Bob Miller wrote:
>As for the "indentation is block structure" part of Python, I disagree
>with toman. That's one of the best things about Python, and I'm
>amazed that it took so long for someone to try it. Otherwise, you're
>constantly checking that your indentation matches your curlies. I've
>flushed dozens of bugs out of C code where there's a mismatch. The
>code looks correct, but it executes something different.
>
I have too, which is why I don't trust the indentation, I trust the
braces. Worse than that is
python, where there are no braces to trust. I have flushed dozens of
bugs in python where
tabs turned to spaces or the other way around in the editor and what I
thought I saw wasn't
really there, or been interrupted while editing (block indenting) code
and found that without
analysis I couldn't tell whether a line should be in a block or right
after it. The usual response
to this is to blame the editor (or the sun, moon, anything else besides
the language), but ultimately
your code is dependent on something you can't see. I was indenting code
quite nicely before I started
working in python, I don't need someone else's idea of good formatting
imposed on me, particularly
when it hinders me instead of helps. And I've never seen a good
rationale for leaving the colons in if
whitespace works so well to indicate block structure.
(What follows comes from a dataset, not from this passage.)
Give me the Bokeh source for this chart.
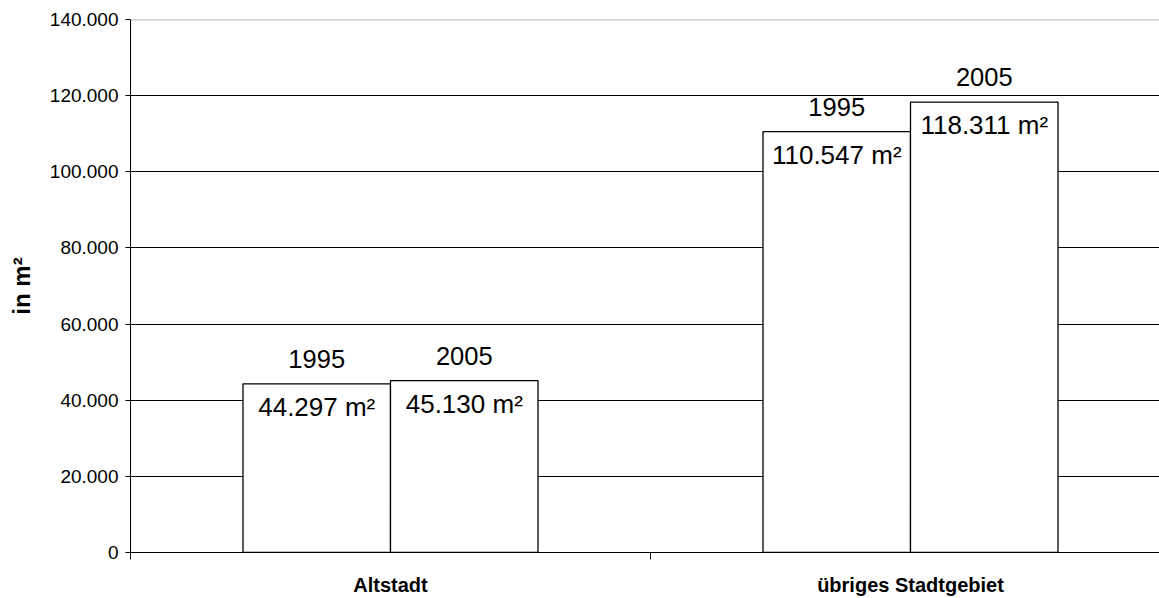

Plus (now you've
got me started;-) python code
on the printed page is meaningless because there is no sense of indent
and dedent on paper,
or a zero to judge them by. BUT BESIDES THIS ONE GLARING FLAW it's my
language of choice.
>The analogy with Fortran IV is false, because Fortran, as most people
>practiced it back in the Bronze Age, had no block structure.
>
>
??? Yes it did. FOR loops, IF THEN ELSE ENDIF conditionals, they sure
looked like blocks when
I was writing them. My point was that anyone who has written enough
fortran knows what a headache it is to have
whitespace have meaning in their code. like accidentally starting in
column 6 and having the first
character taken as a continuation line, or going past column 72 and
having your expression truncated.
It's just a real bad idea to have meaningful things be invisible or
obscured (like static variables in the middle of a C function).
Programming is hard enough without that.